The timing is awkward in a way that is hard for Trump’s team to spin away. He is preparing to return to the presidency, yet one of the first major legal developments of the new year is a sentencing date in the case that produced his first felony conviction. That creates an uncomfortable contrast between the image of triumph that surrounds his comeback and the reality of a standing criminal judgment. Trump and his allies have long argued that the case should lose relevance once he regained power, treating the conviction as a political anomaly that ought to fade into the background. The court’s decision cut against that theory. It made clear that the verdict has its own life, separate from the campaign narrative and separate from Trump’s electoral success. Prosecutors had argued all along that the law should not bend simply because the defendant now holds a different office title than he did when the case was tried. The judge’s ruling effectively gave that view the upper hand, at least for now.
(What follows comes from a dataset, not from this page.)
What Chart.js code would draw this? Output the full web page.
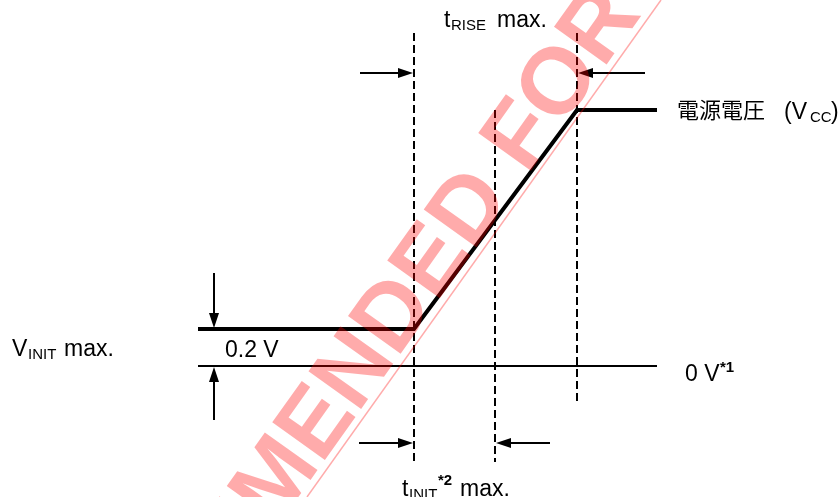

The practical consequences may still be limited, but the political consequences are another matter entirely. Even if the sentence ends up being the least severe option available, the conviction will remain on the books and in public view. That ensures the case will continue to follow Trump into his second presidency, along with the label that he and his supporters have worked hard to dismiss as illegitimate. Critics will keep describing him as a convicted felon heading back to the White House, while Trump’s allies will continue arguing that the case was politically motivated and should never have been brought. Those reactions are predictable at this point, and neither side is likely to shift its broader view. What changes with this ruling is the legal posture of the case itself. There is no clean exit, no erasure of the verdict, and no easy way to make the matter disappear before inauguration. The judge’s decision means the record remains public, the sentencing date remains fixed, and the scandal remains alive.
That is the part that may sting Trump most, because his political style has long depended on momentum, distraction, and the ability to absorb one controversy with the next. This case does not disappear that easily. It has a jury verdict, a sentencing date, and now a judicial refusal to treat his return to power as a reason to undo the outcome. Even if the final sentence amounts to little more than a formal closing of the case, the conviction itself remains a durable and embarrassing fact. The ruling also reinforces a broader point that has followed Trump through years of investigations and courtroom fights: legal accountability does not automatically vanish when the politics change. His side will almost certainly cast the decision as another example of unfair treatment, and there is no doubt they will use it to strengthen the political narrative they have built around his prosecutions. But the practical effect is straightforward. The conviction survives, the case moves toward sentencing, and the record remains attached to Trump as he prepares to take office again. For a man who has made defiance part of his identity, the court’s refusal to deliver the outcome he wanted is a defeat that cannot be spun away completely.